The membership of the Editorial Board is composed of a diverse group of talented physicians and staff who, while not always like-minded, have always been able to achieve consensus on which articles would be of value and interest to BC physicians. The fact that the BCMJ is celebrating its 60th anniversary is a testament to its continued popularity.
It is always interesting to reflect on one’s past view of the future, versus today’s reality. For instance, I never saw the coming of plastic water bottles, Starbucks coffee, yoga, or that being tattoo-positive did not equate with being MSP-negative. I’ve always believed that patient autonomy and self-determination would extend to the end of life, and am relieved that medical assistance in dying has finally been decriminalized. I never saw the value of medical marijuana, but never saw the harm in decriminalizing marijuana, even if I don’t like the smell of a skunk. For many decades my dream was to have a fully functional integrated EMR complete with lab and diagnostic imaging results, patient scheduling, data tracking, and prescribing software. Many years and dollars later I came to sympathize with the builders of the Tower of Babel. I’m hopeful for the day that all physicians can truly say that their EMR has resulted in delivery of safer and more efficient care.
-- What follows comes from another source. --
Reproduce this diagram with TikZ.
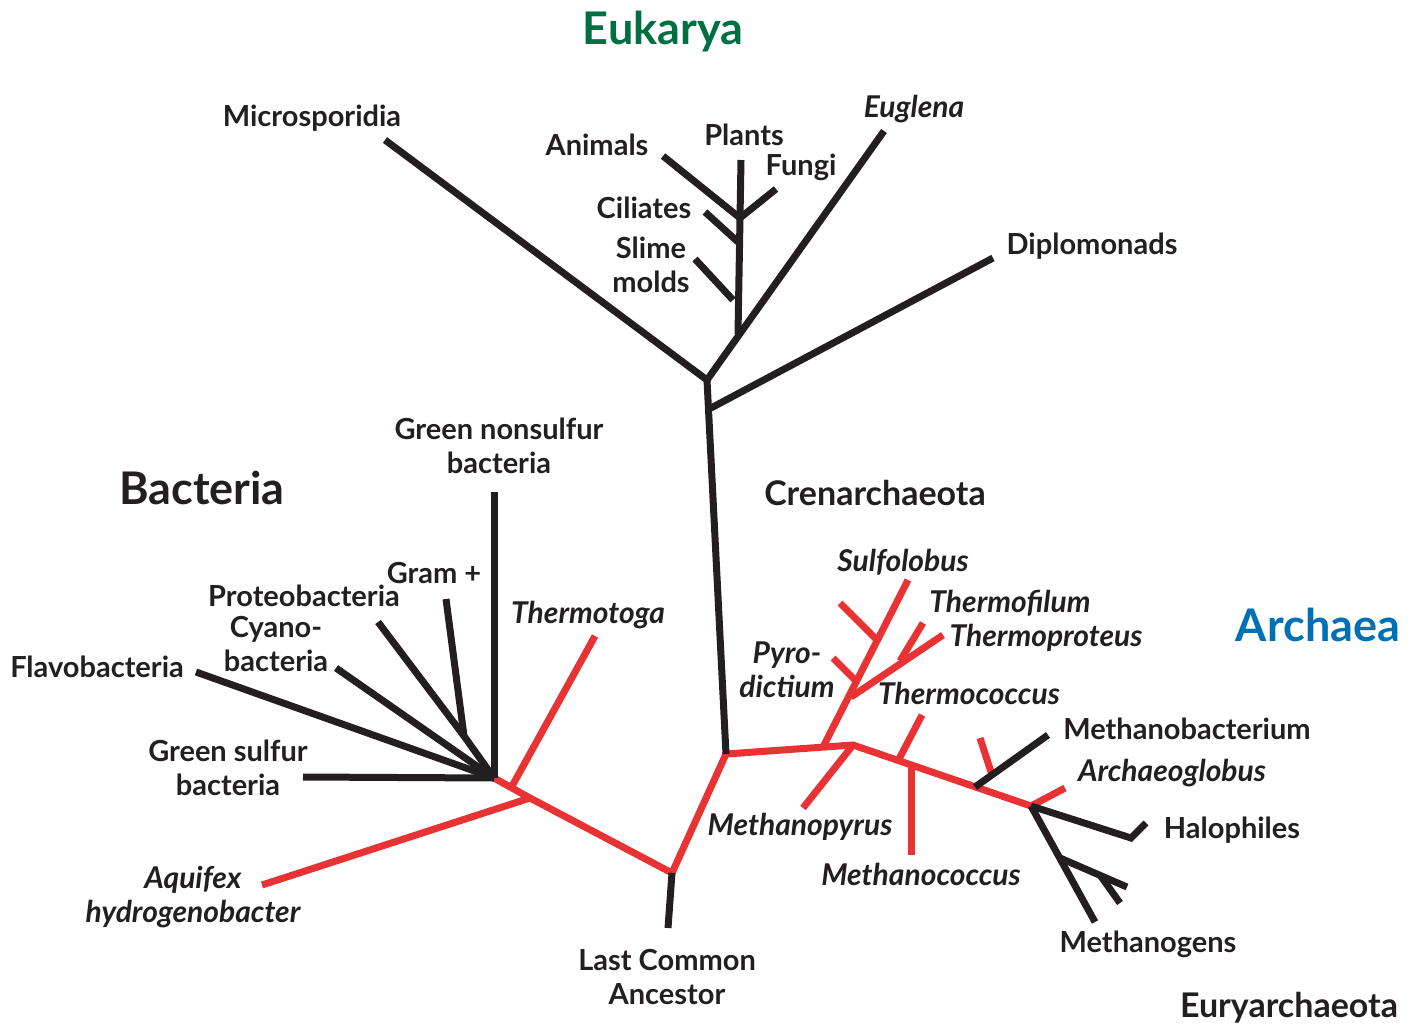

If I may also reflect on the future of medicine, I see it as promising, exciting, and somewhat daunting, particularly with regard to technological changes that will challenge most physicians’ ability to remain current. Advances in laboratory medicine, genetics, diagnostic imaging, and informatics are staggering, but in all its marvels we must remember that technology is our servant, not our master. We serve our patients, not our computers. No technology will ever replace our care.
There are also political, economic, and societal pressures that will change the way we practise medicine. For instance, our role in being accountable to only our own patients is increasingly being challenged. We must be cognizant of the provincial government’s frustration that despite huge financial expenditures there is a perception that collectively we sit on the sidelines while patients are unable to access timely medical care. In Quebec this has resulted in draconian incursions into physician autonomy by the introduction of Bill 130, which includes physicians having to guarantee availability of service. While in BC we may feel that we are doing enough by collaborating with government on initiatives such as the General Practice Services and Specialist Services committees, there are many poorly accessible services. We must vigorously promote and publicize our collaborative engagements, and barriers when they exist, “in matters relating to public health, health education, environmental protection, legislation, function, and improvement of health services.”
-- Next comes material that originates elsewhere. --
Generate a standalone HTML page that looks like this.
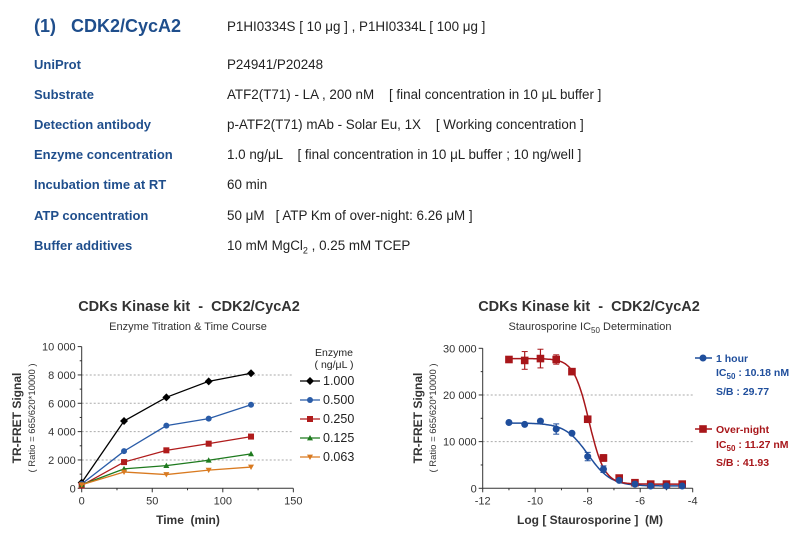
<!DOCTYPE html>
<html><head><meta charset="utf-8"><style>
body{margin:0;width:808px;height:545px;background:#fff;overflow:hidden;font-family:"Liberation Sans",sans-serif;position:relative}
.t{position:absolute;white-space:nowrap}
.lab{left:34px;color:#1f4e8c;font-weight:bold;font-size:13px}
.val{left:227px;color:#222;font-size:13.4px}
</style></head><body>
<div class="t" style="left:34px;top:16px;font-size:18px;font-weight:bold;color:#1f4e8c">(1)&nbsp;&nbsp;&nbsp;CDK2/CycA2</div>
<div class="t val" style="top:19px">P1HI0334S [ 10 μg ] , P1HI0334L [ 100 μg ]</div>
<div class="t lab" style="top:57px">UniProt</div><div class="t val" style="top:57px">P24941/P20248</div>
<div class="t lab" style="top:87px">Substrate</div><div class="t val" style="top:87px">ATF2(T71) - LA , 200 nM &nbsp;&nbsp;&nbsp;[ final concentration in 10 μL buffer ]</div>
<div class="t lab" style="top:117px">Detection antibody</div><div class="t val" style="top:117px">p-ATF2(T71) mAb - Solar Eu, 1X &nbsp;&nbsp;&nbsp;[ Working concentration ]</div>
<div class="t lab" style="top:147px">Enzyme concentration</div><div class="t val" style="top:147px">1.0 ng/μL &nbsp;&nbsp;&nbsp;[ final concentration in 10 μL buffer ; 10 ng/well ]</div>
<div class="t lab" style="top:177px">Incubation time at RT</div><div class="t val" style="top:177px">60 min</div>
<div class="t lab" style="top:208px">ATP concentration</div><div class="t val" style="top:208px">50 μM &nbsp;&nbsp;[ ATP Km of over-night: 6.26 μM ]</div>
<div class="t lab" style="top:238px">Buffer additives</div><div class="t val" style="top:238px">10 mM MgCl<sub style="font-size:9px">2</sub> , 0.25 mM TCEP</div>
<svg id="s" width="808" height="545" style="position:absolute;left:0;top:0" font-family="Liberation Sans, sans-serif"></svg>
<script>
var o='';
function T(x,y,s,a,st){o+='<text x="'+x+'" y="'+y+'" '+(a?'text-anchor="'+a+'" ':'')+(st||'')+'>'+s+'</text>';}
function L(a,b,c,d,st){o+='<line x1="'+a+'" y1="'+b+'" x2="'+c+'" y2="'+d+'" '+(st||'stroke="#333"')+'/>';}
var X0=81.7,Y0=488.3,sx=1.411,sy=141.7/10000;
function lx(v){return X0+v*sx} function ly(v){return Y0-v*sy}
T(189,311,'CDKs Kinase kit &#160;- &#160;CDK2/CycA2','middle','style="font-size:14.5px;font-weight:bold;fill:#333"');
T(188,330,'Enzyme Titration &amp; Time Course','middle','style="font-size:11px;fill:#333"');
[2000,4000,6000,8000].forEach(function(v){L(X0,ly(v),293,ly(v),'stroke="#aaa" stroke-dasharray="2,2"');});
L(X0,ly(10000),X0,Y0);L(X0,Y0,293.3,Y0);
for(var v=0;v<=10000;v+=1000){L(X0-(v%2000?2:4),ly(v),X0,ly(v));if(v%2000==0)T(X0-6,ly(v)+4,v==0?'0':(v/1000)+' 000','end','style="font-size:11px;fill:#333"');}
for(var t=0;t<=150;t+=25){L(lx(t),Y0,lx(t),Y0+(t%50?2:4));if(t%50==0)T(lx(t),Y0+16,t,'middle','style="font-size:11px;fill:#333"');}
T(188,524,'Time &#160;(min)','middle','style="font-size:12px;font-weight:bold;fill:#333"');
o+='<text transform="translate(21,418) rotate(-90)" text-anchor="middle" style="font-size:12px;font-weight:bold;fill:#333">TR-FRET Signal</text>';
o+='<text transform="translate(35,418) rotate(-90)" text-anchor="middle" style="font-size:9.5px;fill:#333">( Ratio = 665/620*10000 )</text>';
var tt=[0,30,60,90,120];
var S=[['#000','d',[400,4750,6420,7550,8120],'1.000'],['#2a5ca8','c',[300,2620,4420,4920,5900],'0.500'],['#b01c1c','s',[200,1850,2680,3150,3650],'0.250'],['#1e7a1e','t',[250,1370,1600,1980,2430],'0.125'],['#d97a20','v',[250,1150,970,1280,1500],'0.063']];
function M(k,x,y,c,r){r=r||3;if(k=='d')o+='<path d="M'+x+' '+(y-r-1)+'L'+(x+r+1)+' '+y+'L'+x+' '+(y+r+1)+'L'+(x-r-1)+' '+y+'Z" fill="'+c+'"/>';
else if(k=='c')o+='<circle cx="'+x+'" cy="'+y+'" r="'+r+'" fill="'+c+'"/>';
else if(k=='s')o+='<rect x="'+(x-r)+'" y="'+(y-r)+'" width="'+2*r+'" height="'+2*r+'" fill="'+c+'"/>';
else if(k=='t')o+='<path d="M'+x+' '+(y-r)+'L'+(x+r)+' '+(y+r*0.8)+'L'+(x-r)+' '+(y+r*0.8)+'Z" fill="'+c+'"/>';
else o+='<path d="M'+x+' '+(y+r)+'L'+(x+r)+' '+(y-r*0.8)+'L'+(x-r)+' '+(y-r*0.8)+'Z" fill="'+c+'"/>';}
S.forEach(function(s,i){var p=s[2].map(function(v,j){return lx(tt[j])+','+ly(v)}).join(' ');
o+='<polyline points="'+p+'" fill="none" stroke="'+s[0]+'" stroke-width="1.3"/>';
s[2].forEach(function(v,j){M(s[1],lx(tt[j]),ly(v),s[0])});
var yy=381+i*19;L(300,yy,320,yy,'stroke="'+s[0]+'" stroke-width="1.3"');M(s[1],310,yy,s[0]);T(323,yy+4,s[3],'','style="font-size:12.5px;fill:#222"');});
T(334,356,'Enzyme','middle','style="font-size:10.5px;fill:#222"');T(334,368,'( ng/μL )','middle','style="font-size:10.5px;fill:#222"');
var RX=482.7,RY=488.3,rsx=26.25,rsy=140/30000;
function rx(v){return RX+(v+12)*rsx} function ry(v){return RY-v*rsy}
T(589,311,'CDKs Kinase kit &#160;- &#160;CDK2/CycA2','middle','style="font-size:14.5px;font-weight:bold;fill:#333"');
o+='<text x="590" y="330" text-anchor="middle" style="font-size:11px;fill:#333">Staurosporine IC<tspan font-size="8" dy="3">50</tspan><tspan dy="-3"> Determination</tspan></text>';
[10000,20000].forEach(function(v){L(RX,ry(v),693,ry(v),'stroke="#aaa" stroke-dasharray="2,2"');});
L(RX,ry(30000),RX,RY);L(RX,RY,692.7,RY);
for(v=0;v<=30000;v+=5000){L(RX-(v%10000?2:4),ry(v),RX,ry(v));if(v%10000==0)T(RX-6,ry(v)+4,v==0?'0':(v/1000)+' 000','end','style="font-size:11px;fill:#333"');}
for(t=-12;t<=-4;t+=1){L(rx(t),RY,rx(t),RY+(t%2?2:4));if(t%2==0)T(rx(t),RY+16,t,'middle','style="font-size:11px;fill:#333"');}
T(590,524,'Log [ Staurosporine ] &#160;(M)','middle','style="font-size:12px;font-weight:bold;fill:#333"');
o+='<text transform="translate(422,418) rotate(-90)" text-anchor="middle" style="font-size:12px;font-weight:bold;fill:#333">TR-FRET Signal</text>';
o+='<text transform="translate(436,418) rotate(-90)" text-anchor="middle" style="font-size:9.5px;fill:#333">( Ratio = 665/620*10000 )</text>';
var xs=[-11,-10.4,-9.8,-9.2,-8.6,-8,-7.4,-6.8,-6.2,-5.6,-5,-4.4];
var B=[14100,13700,14400,12700,11800,6800,4100,1700,900,500,500,500],Be=[0,0,0,1100,0,900,700,0,0,0,0,0];
var R=[27600,27400,27800,27600,25000,14800,6500,2200,1200,900,900,900],Re=[0,1900,2000,1000,0,0,700,0,0,0,0,0];
function curve(top,bot,ic,h,c){var p=[];for(var x=-11;x<=-4.4;x+=0.05){var y=bot+(top-bot)/(1+Math.pow(10,(x-ic)*h));p.push(rx(x).toFixed(1)+','+ry(y).toFixed(1));}
o+='<polyline points="'+p.join(' ')+'" fill="none" stroke="'+c+'" stroke-width="1.5"/>';}
curve(14000,500,-7.99,1.0,'#1f4e9c');curve(27800,900,-7.95,1.5,'#a8161a');
function pts(d,e,k,c){d.forEach(function(v,i){var x=rx(xs[i]),y=ry(v);if(e[i]){L(x,ry(v-e[i]),x,ry(v+e[i]),'stroke="'+c+'" stroke-width="1.2"');L(x-3,ry(v-e[i]),x+3,ry(v-e[i]),'stroke="'+c+'"');L(x-3,ry(v+e[i]),x+3,ry(v+e[i]),'stroke="'+c+'"');}M(k,x,y,c,k=='s'?3.8:3.5);});}
pts(R,Re,'s','#a8161a');pts(B,Be,'c','#1f4e9c');
L(695,358,712,358,'stroke="#1f4e9c" stroke-width="1.5"');M('c',703,358,'#1f4e9c',3.5);
o+='<g style="font-size:10.5px;font-weight:bold;fill:#1f4e9c"><text x="716" y="362">1 hour</text><text x="716" y="376">IC<tspan font-size="8" dy="3">50</tspan><tspan dy="-3"> : 10.18 nM</tspan></text><text x="716" y="395">S/B : 29.77</text></g>';
L(695,429,712,429,'stroke="#a8161a" stroke-width="1.5"');M('s',703,429,'#a8161a',3.8);
o+='<g style="font-size:10.5px;font-weight:bold;fill:#a8161a"><text x="716" y="433">Over-night</text><text x="716" y="448">IC<tspan font-size="8" dy="3">50</tspan><tspan dy="-3"> : 11.27 nM</tspan></text><text x="716" y="466">S/B : 41.93</text></g>';
document.getElementById('s').innerHTML=o;
</script>
</body></html>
Just as I never envisioned retiring from medicine, someday, if you are lucky, that day will arrive for you. It might seem far away for some, but it’s not. Plan for it just as diligently as you planned your career. Ask yourself, aside from medicine, what gives you the joy, excitement, and purpose that will fuel your retirement years.
I have been very privileged to have been part of this Editorial Board. Thank you.
1. Canadian Medical Association. CMA code of ethics (2004): 42. Responsibilities to society. Accessed 19 March 2018. www.cma.ca/En/Pages/code-of-ethics.aspx.